The members of the ICP are not yet finished with Ryugu and the extraterrestrial samples. At present, a PhD candidate in the team is continuing the analysis on new samples supplied by JAXA. In 2022, the team also applied to the Origins priority research programmes and equipment (PEPR) with its ASTRO-AFMIR (ASTROmaterials revealed by Atomic Force Microscopy-InfraRed) project and received funding of 1.6 million euros in September 2023. The main aim of this project is to acquire a new AFMIR specifically dedicated to mapping the chemical variations of organic and inorganic matter in extraterrestrial materials at the nanometric scale. Alexandre Dazzi makes no secret of the fact that the idea is "to be ready for future space missions with sample returns, especially those to Mars". This is why the new facility will be installed in a clean, neutral and controlled environmental chamber, to avoid any risk of contamination, whether Martian or Terrestrial.
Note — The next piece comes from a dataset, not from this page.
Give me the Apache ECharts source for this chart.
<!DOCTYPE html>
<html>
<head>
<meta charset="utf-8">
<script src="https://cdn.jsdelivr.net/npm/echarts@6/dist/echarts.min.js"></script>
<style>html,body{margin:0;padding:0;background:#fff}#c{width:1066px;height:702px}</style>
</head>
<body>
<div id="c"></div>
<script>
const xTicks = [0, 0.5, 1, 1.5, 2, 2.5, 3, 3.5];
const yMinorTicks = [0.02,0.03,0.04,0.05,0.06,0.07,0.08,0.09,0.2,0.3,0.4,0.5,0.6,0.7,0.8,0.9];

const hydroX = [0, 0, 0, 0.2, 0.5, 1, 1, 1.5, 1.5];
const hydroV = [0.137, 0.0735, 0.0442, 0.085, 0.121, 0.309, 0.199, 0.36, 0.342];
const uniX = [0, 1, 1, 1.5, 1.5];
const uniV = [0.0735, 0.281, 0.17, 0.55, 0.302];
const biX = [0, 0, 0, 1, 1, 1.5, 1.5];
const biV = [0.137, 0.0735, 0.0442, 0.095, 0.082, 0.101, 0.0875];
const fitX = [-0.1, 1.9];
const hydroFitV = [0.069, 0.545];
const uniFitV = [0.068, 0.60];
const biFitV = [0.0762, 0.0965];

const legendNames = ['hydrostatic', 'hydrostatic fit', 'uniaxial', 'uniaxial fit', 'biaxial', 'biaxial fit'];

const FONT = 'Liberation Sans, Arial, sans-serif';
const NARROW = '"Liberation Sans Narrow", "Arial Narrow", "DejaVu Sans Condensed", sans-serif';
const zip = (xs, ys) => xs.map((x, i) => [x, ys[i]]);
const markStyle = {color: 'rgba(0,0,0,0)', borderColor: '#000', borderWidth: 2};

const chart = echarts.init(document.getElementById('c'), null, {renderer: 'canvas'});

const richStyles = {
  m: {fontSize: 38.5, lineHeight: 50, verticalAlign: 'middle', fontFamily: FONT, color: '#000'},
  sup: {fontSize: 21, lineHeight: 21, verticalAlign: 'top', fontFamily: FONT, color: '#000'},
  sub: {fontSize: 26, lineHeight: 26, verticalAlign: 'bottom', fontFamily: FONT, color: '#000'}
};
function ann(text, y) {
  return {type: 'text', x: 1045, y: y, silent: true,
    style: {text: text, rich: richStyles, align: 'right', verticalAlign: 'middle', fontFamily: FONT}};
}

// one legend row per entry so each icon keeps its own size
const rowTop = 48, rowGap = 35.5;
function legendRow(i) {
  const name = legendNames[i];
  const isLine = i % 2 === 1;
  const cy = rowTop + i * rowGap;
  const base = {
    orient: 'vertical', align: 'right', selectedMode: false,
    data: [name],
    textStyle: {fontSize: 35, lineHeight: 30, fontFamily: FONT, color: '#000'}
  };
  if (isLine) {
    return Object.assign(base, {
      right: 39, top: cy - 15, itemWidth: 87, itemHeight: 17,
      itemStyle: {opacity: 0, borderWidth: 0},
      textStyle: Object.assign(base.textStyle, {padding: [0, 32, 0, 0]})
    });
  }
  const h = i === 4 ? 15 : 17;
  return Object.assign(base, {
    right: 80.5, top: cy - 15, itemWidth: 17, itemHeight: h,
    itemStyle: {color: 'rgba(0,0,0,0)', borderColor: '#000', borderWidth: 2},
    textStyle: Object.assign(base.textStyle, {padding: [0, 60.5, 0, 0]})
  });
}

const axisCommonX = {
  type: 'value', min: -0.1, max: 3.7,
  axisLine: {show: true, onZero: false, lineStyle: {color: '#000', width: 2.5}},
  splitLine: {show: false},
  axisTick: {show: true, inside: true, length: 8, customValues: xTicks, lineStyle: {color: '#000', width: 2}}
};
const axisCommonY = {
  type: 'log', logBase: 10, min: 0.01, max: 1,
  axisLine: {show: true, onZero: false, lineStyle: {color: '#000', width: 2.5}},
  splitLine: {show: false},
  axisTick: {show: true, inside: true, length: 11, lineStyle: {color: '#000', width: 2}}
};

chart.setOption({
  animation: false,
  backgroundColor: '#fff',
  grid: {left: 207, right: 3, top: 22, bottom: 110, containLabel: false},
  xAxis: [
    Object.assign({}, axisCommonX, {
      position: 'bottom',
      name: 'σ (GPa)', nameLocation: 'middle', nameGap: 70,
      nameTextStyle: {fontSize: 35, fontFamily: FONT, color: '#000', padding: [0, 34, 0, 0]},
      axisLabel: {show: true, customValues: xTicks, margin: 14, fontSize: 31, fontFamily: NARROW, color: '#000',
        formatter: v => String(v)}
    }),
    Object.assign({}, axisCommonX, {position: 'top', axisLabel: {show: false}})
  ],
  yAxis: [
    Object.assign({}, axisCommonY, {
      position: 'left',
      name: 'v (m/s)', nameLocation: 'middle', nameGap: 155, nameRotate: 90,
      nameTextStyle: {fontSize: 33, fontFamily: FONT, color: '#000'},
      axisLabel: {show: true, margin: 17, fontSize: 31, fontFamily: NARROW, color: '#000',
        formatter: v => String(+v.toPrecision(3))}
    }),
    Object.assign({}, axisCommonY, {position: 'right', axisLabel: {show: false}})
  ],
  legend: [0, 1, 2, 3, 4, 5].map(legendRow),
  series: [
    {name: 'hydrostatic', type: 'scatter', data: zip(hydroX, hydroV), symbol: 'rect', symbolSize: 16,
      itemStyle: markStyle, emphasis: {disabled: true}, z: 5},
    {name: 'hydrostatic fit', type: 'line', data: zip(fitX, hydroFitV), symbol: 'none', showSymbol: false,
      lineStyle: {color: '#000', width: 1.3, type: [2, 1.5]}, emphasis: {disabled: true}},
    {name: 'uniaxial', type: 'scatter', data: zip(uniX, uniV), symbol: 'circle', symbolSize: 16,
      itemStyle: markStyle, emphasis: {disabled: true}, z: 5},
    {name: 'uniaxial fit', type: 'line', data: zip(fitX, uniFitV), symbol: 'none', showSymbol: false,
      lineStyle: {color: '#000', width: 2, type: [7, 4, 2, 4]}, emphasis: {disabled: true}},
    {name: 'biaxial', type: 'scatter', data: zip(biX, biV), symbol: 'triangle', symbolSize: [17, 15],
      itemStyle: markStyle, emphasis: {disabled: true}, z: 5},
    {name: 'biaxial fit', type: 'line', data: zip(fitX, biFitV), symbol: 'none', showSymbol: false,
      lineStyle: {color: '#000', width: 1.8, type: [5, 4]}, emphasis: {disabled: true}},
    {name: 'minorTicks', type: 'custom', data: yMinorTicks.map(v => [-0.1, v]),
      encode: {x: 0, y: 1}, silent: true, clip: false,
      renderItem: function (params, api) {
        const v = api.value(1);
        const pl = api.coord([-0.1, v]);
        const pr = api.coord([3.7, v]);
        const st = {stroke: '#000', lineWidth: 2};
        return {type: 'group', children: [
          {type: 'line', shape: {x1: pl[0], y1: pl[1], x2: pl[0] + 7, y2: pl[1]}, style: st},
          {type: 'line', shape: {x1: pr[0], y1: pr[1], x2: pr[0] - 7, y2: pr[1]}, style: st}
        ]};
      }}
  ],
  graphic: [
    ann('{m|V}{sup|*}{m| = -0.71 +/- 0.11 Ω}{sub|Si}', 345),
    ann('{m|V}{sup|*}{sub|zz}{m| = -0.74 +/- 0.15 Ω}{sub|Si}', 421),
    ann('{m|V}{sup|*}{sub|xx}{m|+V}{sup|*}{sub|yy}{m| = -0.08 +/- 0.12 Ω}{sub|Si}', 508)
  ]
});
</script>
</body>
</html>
As part of ASTRO-AFMIR, the three ICP members are also committed to teaching between five and ten PhD candidates, post-doctoral fellows and research engineers.
Alexandre Dazzi, Ariane Deniset-Besseau and Jérémie Mathurin are also organising the first edition of a European convention focused on infrared nanospectroscopy: the European meeting on InfraRed Nanospectro-Imaging, which will be held from 12 to 15 March 2024 at Université Paris-Saclay. The programme includes workshops and conferences, and around one hundred attendees are expected at this event marking the 20th anniversary of the invention of the AFMIR technique.
- Hikaru Yabuta et al., Macromolecular organic matter in samples of the asteroid (162173) Ryugu. Science 379, eabn 9057 (2023).
- Jérémie Mathurin et al., Nanometre-scale infrared chemical imaging of organic matter in ultra-carbonaceous Antarctic micrometeorites (UCAMMs). A&A, Volume 622, February 2019.
- A. Dazzi, F. Glotin, R. Carminati. Theory of infrared nanospectroscopy by photothermal induced resonance. J. Appl. Phys. 15 June 2010; 107 (12): 124519.